Michael Chen, Red Hat's new vice president of Corporate Marketing, makes a bold statement on the Red Hat News blog today: "The way we do business has changed the software industry." I read those words and started thinking through their validity, reflecting on Red Hat's selection - four years running - as the #1 IT vendor for CIO value.

Looking around, it's not the case that the world has made a dramatic shift to open source. But we are seeing a subtle but significant shift away from proprietary models toward service-based models, whether open source or SaaS (where the underlying code remains proprietary). We are seeing an emphasis on transparency and openness that didn't exist five years ago.

Perhaps Red Hat has changed the software industry for the better. Chen writes:

So, our secret is no secret: Our software does what we say it will do, and as a company we do what we say we will do. Customers like that....

What sets us apart from our large competitors is the fact that we actually are what we seem to be, a company that brings a totally new way to develop, deploy and use software in the new century.

I think there's a great deal of truth to what Chen writes. It's fascinating to note, however, how few "open-source companies" have followed in Red Hat's shoes and given all of their software away as open source. I'm not talking about things like Red Hat Network which I would argue is a service that complements a core product. I'm wondering why so few have followed the most successful open-source company into the trenches and released all core product software - the software that customers run their own operations with - as open source.

Yes, Red Hat's market is different. An operating system arguably lends itself to the "distribution" model of open source better than it would most open-source projects. In other words, it may be easier to give away software when you're reasonably sure that having a certified binary is useful to customers.

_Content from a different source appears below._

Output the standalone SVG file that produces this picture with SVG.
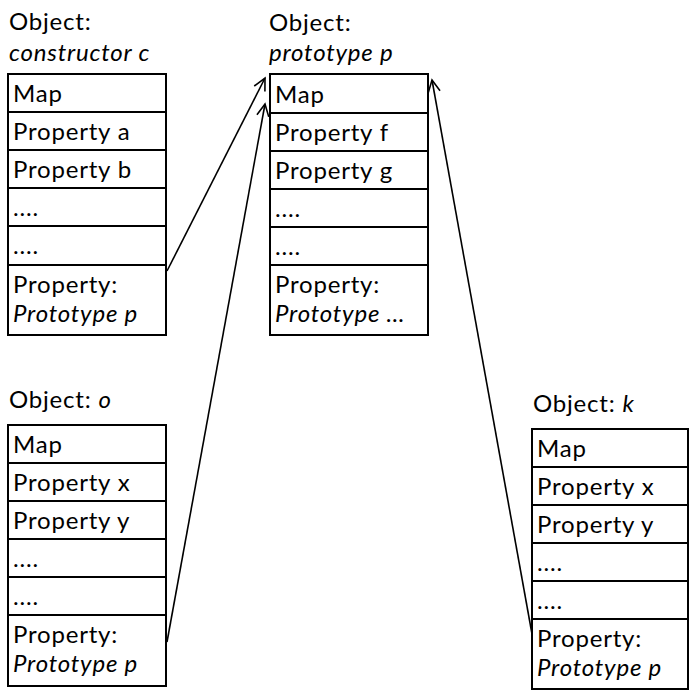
<svg xmlns="http://www.w3.org/2000/svg" width="689" height="691" viewBox="0 0 689 691">
<defs>
<style>
text{font-family:Lato,"Open Sans","Liberation Sans",sans-serif;font-size:24px;letter-spacing:0.8px;fill:#000}
.i{font-style:italic}
.box{fill:#fff;stroke:#000;stroke-width:2}
.row{stroke:#000;stroke-width:2}
.conn{stroke:#000;stroke-width:1.6;fill:none;marker-end:url(#ah)}
</style>
<marker id="ah" markerUnits="userSpaceOnUse" markerWidth="16" markerHeight="16" viewBox="0 0 16 16" refX="14" refY="8" orient="auto">
<path d="M2,2 L14,8 L2,14" fill="none" stroke="#000" stroke-width="1.6"/>
</marker>
</defs>
<rect width="689" height="691" fill="#fff"/>
<g id="node-c">
<text x="9" y="30">Object:</text>
<text x="9" y="61" class="i">constructor c</text>
<rect class="box" x="8" y="74" width="158" height="261"/>
<path class="row" d="M8,112H166M8,150H166M8,188H166M8,226H166M8,265H166"/>
<text x="13" y="102">Map</text>
<text x="13" y="140">Property a</text>
<text x="13" y="178">Property b</text>
<text x="13" y="216">....</text>
<text x="13" y="254">....</text>
<text x="13" y="293">Property:</text>
<text x="13" y="322" class="i">Prototype p</text>
</g>
<g id="node-p">
<text x="269" y="31">Object:</text>
<text x="269" y="61" class="i">prototype p</text>
<rect class="box" x="270" y="74" width="158" height="261"/>
<path class="row" d="M270,113H428M270,151H428M270,189H428M270,227H428M270,265H428"/>
<text x="275" y="103">Map</text>
<text x="275" y="141">Property f</text>
<text x="275" y="179">Property g</text>
<text x="275" y="217">....</text>
<text x="275" y="255">....</text>
<text x="275" y="293">Property:</text>
<text x="275" y="322" class="i">Prototype …</text>
</g>
<g id="node-o">
<text x="9" y="408">Object: <tspan class="i">o</tspan></text>
<rect class="box" x="8" y="425" width="158" height="261"/>
<path class="row" d="M8,463H166M8,501H166M8,539H166M8,577H166M8,615H166"/>
<text x="13" y="453">Map</text>
<text x="13" y="491">Property x</text>
<text x="13" y="529">Property y</text>
<text x="13" y="567">....</text>
<text x="13" y="605">....</text>
<text x="13" y="643">Property:</text>
<text x="13" y="672" class="i">Prototype p</text>
</g>
<g id="node-k">
<text x="533" y="412">Object: <tspan class="i">k</tspan></text>
<rect class="box" x="532" y="429" width="156" height="260"/>
<path class="row" d="M532,467H688M532,505H688M532,543H688M532,581H688M532,619H688"/>
<text x="537" y="457">Map</text>
<text x="537" y="495">Property x</text>
<text x="537" y="533">Property y</text>
<text x="537" y="571">....</text>
<text x="537" y="609">....</text>
<text x="537" y="647">Property:</text>
<text x="537" y="676" class="i">Prototype p</text>
</g>
<g id="connectors">
<line class="conn" x1="167" y1="271" x2="265" y2="78"/>
<line class="conn" x1="167" y1="642" x2="265" y2="104"/>
<line class="conn" x1="532" y1="634" x2="432" y2="80"/>
</g>
</svg>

But I'm not buying that argument. Not fully, anyway. My own company, Alfresco, releases 100% of its software under OSI-approved licenses (GPLv2) and has had dramatic growth every quarter. We're ahead of schedule to quadruple sales in 2007 over our excellent 2006 numbers. All while giving away the "crown jewels" for an enterprise application.

It turns out that there are far more benefits to maximizing abundance than there are downsides. Could we convert a few more leads if we forced customers to pay to get "the real value" in proprietary extensions. Maybe. But we also save sales and marketing costs associated with convincing customers of the value of such extensions by letting them try the software on their own terms, in their own time.

I'm not arguing that one model is better than the other (though I do believe that it's a better model for customers). I'm just wondering why the open-source world hasn't been more quick to follow Red Hat's lead with its model. We all seem to pick up on the need for a "network" offering, among other things. But opening up all the source code? That one seems to get lost in translation.